Property

An End To Freeholder Tyranny?

Issue 33

I am sure it is one of life's nightmares to be told the tower block you live in has had cladding installed which is deemed unsafe by fire inspectors. Then presenting leaseholders with a bill of £2 million to solve the problem appears to add insult to injury, yet this is precisely what has happened in a number of tower blocks across the UK

The law is far from clear where responsibility lies for the installation of unsafe cladding as freeholders, developers, insurers and managing agents argue over who is responsible for the cladding being installed on blocks and who is therefore liable to pay the cost of its removal.

The National House Building Council has received a liability claim from a property management company on the basis that they signed off a building with unsafe cladding. Meanwhile the Ministry of Housing, Communities and Local Government (DCLG) is resisting cross party pressure to accept responsibility by claiming to have the matter ‘under review’. That must be an enormous comfort to leaseholders as they tuck their kids up for the night.
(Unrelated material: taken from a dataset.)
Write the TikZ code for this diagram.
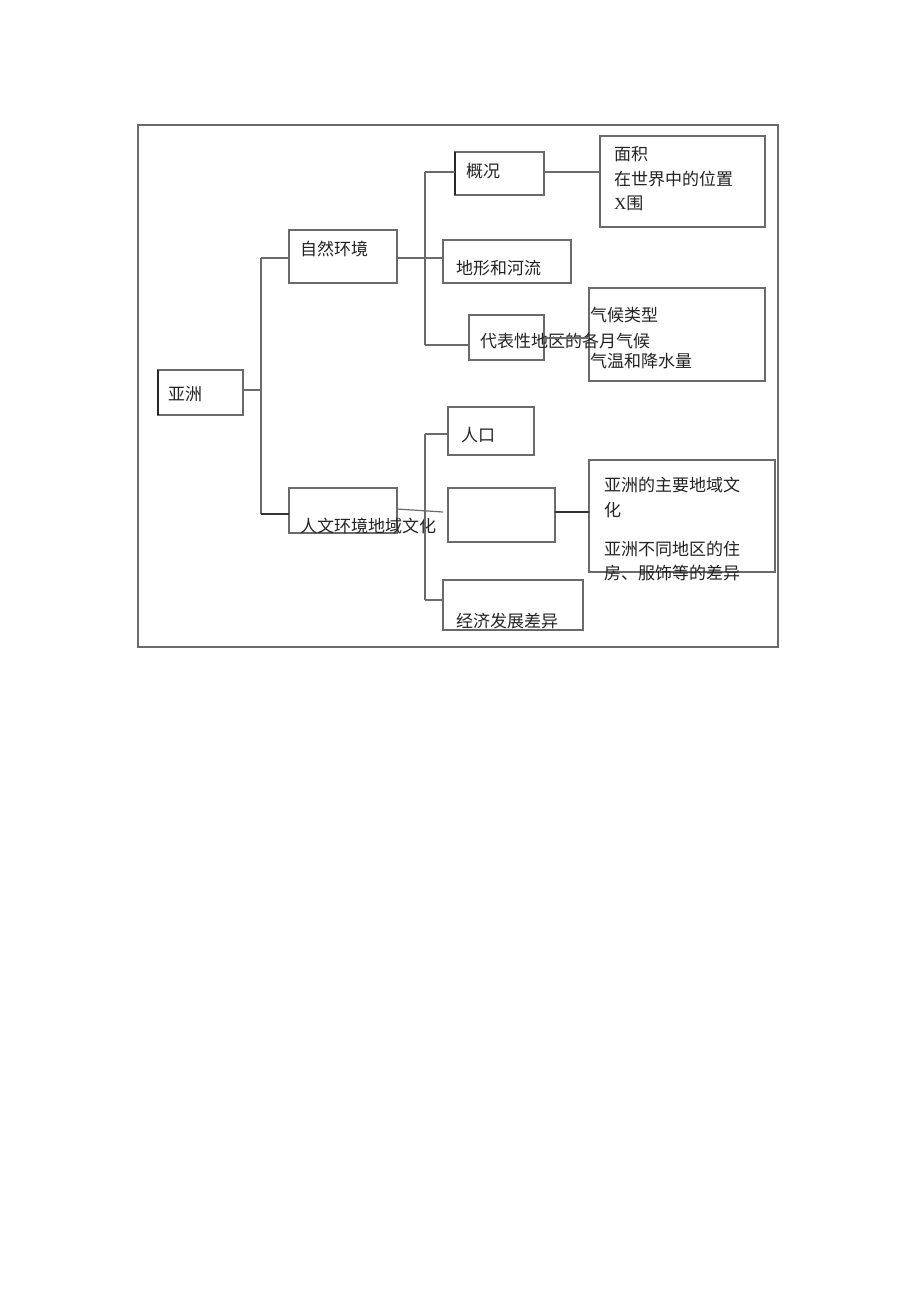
\documentclass[tikz,border=0pt]{standalone}
\usepackage{fontspec}
\newfontfamily\cjk{Noto Sans CJK SC}
\newfontfamily\serifx{Liberation Serif}
\definecolor{ln}{HTML}{6A6A6A}
\definecolor{tx}{HTML}{222222}
\begin{document}
\begin{tikzpicture}[x=1pt,y=-1pt,
  box/.style={draw=ln,line width=1.2pt,anchor=north west,inner sep=0pt,outer sep=0pt},
  lbl/.style={anchor=base west,inner sep=0pt,text=tx,font=\cjk\fontsize{17}{20}\selectfont},
  line/.style={draw=ln,line width=1.2pt},
  thick line/.style={draw=black!80,line width=2.4pt}]
\useasboundingbox (0,0) rectangle (920,1303);
\node[box,minimum width=640,minimum height=522] (frame) at (138,125) {};
% boxes
\node[box,minimum width=85,minimum height=45] (yz) at (158,370) {};
\node[box,minimum width=108,minimum height=53] (zr) at (289,230) {};
\node[box,minimum width=108,minimum height=45] (rw) at (289,488) {};
\node[box,minimum width=89,minimum height=43] (gk) at (455,152) {};
\node[box,minimum width=128,minimum height=43] (dx) at (443,240) {};
\node[box,minimum width=75,minimum height=45] (db) at (469,315) {};
\node[box,minimum width=165,minimum height=91] (mj) at (600,136) {};
\node[box,minimum width=176,minimum height=93] (qh) at (589,288) {};
\node[box,minimum width=86,minimum height=48] (rk) at (448,407) {};
\node[box,minimum width=107,minimum height=54] (em) at (448,488) {};
\node[box,minimum width=186,minimum height=112] (wh) at (589,460) {};
\node[box,minimum width=140,minimum height=50] (jj) at (443,580) {};
% thick left edges
\draw[draw=black!85,line width=2.6pt] (yz.north west) -- (yz.south west);
\draw[draw=black!85,line width=2.6pt] (gk.north west) -- (gk.south west);
% texts
\node[lbl] (t1) at (168,400) {亚洲};
\node[lbl] (t2) at (300,255) {自然环境};
\node[lbl] (t3) at (300,532) {人文环境地域文化};
\node[lbl] (t4) at (466,177) {概况};
\node[lbl] (t5) at (456,274) {地形和河流};
\node[lbl] (t6) at (480,347) {代表性地区的各月气候};
\node[lbl] (t7) at (614,160) {面积};
\node[lbl] (t8) at (614,185) {在世界中的位置};
\node[lbl] (t9) at (614,209) {{\serifx X}围};
\node[lbl] (t10) at (590,321) {气候类型};
\node[lbl] (t11) at (590,367) {气温和降水量};
\node[lbl] (t12) at (461,441) {人口};
\node[lbl] (t13) at (604,491) {亚洲的主要地域文};
\node[lbl] (t14) at (604,516) {化};
\node[lbl] (t15) at (604,555) {亚洲不同地区的住};
\node[lbl] (t16) at (604,579) {房、服饰等的差异};
\node[lbl] (t17) at (456,627) {经济发展差异};
% connectors level 1
\coordinate (a1) at (261,390);
\draw[line] (yz.east |- a1) -- (a1);
\coordinate (a1t) at (261,258);
\coordinate (a1b) at (261,514);
\draw[line] (a1t) -- (a1b);
\draw[line] (a1t) -- (zr.west |- a1t);
\draw[thick line] (a1b) -- (rw.west |- a1b);
% level 2 upper
\coordinate (b1) at (425,258);
\coordinate (b1t) at (425,172);
\coordinate (b1b) at (425,345);
\draw[line] (zr.east |- b1) -- (b1) -- (dx.west |- b1);
\draw[line] (b1t) -- (b1b);
\draw[line] (b1t) -- (gk.west |- b1t);
\draw[line] (b1b) -- (db.west |- b1b);
\draw[line] (gk.east |- b1t) -- (mj.west |- b1t);
\coordinate (c1) at (544,338);
\draw[line] (c1) -- (qh.west |- c1);
% level 2 lower
\coordinate (b2t) at (425,434);
\coordinate (b2b) at (425,600);
\draw[line] (b2t) -- (b2b);
\draw[line] (b2t) -- (rk.west |- b2t);
\draw[line] (b2b) -- (jj.west |- b2b);
\coordinate (s1) at (397,509);
\coordinate (s2) at (443,512);
\draw[line] (s1) -- (s2);
\coordinate (c2) at (555,512);
\draw[thick line] (c2) -- (wh.west |- c2);
\end{tikzpicture}
\end{document}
The situation is not helped because in many cases, the freeholder is a pension fund, hedge fund or worse, a shadowy offshore entity based in a tax haven. A DCLG spokesperson says “We are clear we want to see private sector landlords follow the lead of the social sector and not pass on the costs of

essential cladding replacement to leaseholders. We are keeping the situation under review.” Sorry, but last time I looked, hedge fund managers were not noted for their altruism.

At the heart of the problem is the relationship between freeholder and leaseholder. Currently a freeholder is responsible for maintaining the building and is free to choose any supplier to undertake the work, even if they are not the most competitive. Current legislation means that if a freeholder sells the freehold it must be offered first to the leaseholders.

While sensible on the face of it, this legislation is regularly side stepped. In a recent example the freehold was held by a limited company. The freeholder simply sold the company and the freehold was transferred with its assets. In another case, a volume home builder sold the freehold to a pension fund before a single property had been built. No leaseholders so no need to abide by the letter of the law.

The solution seems glaringly obvious. Simply abolish the creation of new residential leases where the freehold is not also owned by the leaseholders. So, in a block of ten apartments, each homeowner would own ten percent of the freehold. A contract would allow for a democratic decision making process to appoint a managing agent and to agree on any refurbishment or maintenance.

Putting an end to freehold as a cash cow would also get homeowners out of the outrageous situation where ground rent doubles every ten years and they must pay the freeholder £100 for permission to have a pet. All too often leaseholders are reporting a wall of silence from freeholders as they try to negotiate a sensible outcome.

Surely it is time to put an end to this tyranny and bring the light of democracy into the lives of millions of homeowners? Let homeowners govern their own affairs because, as Winston Churchill said in the House of Commons, “Democracy is the worst form of government, except for all the others.”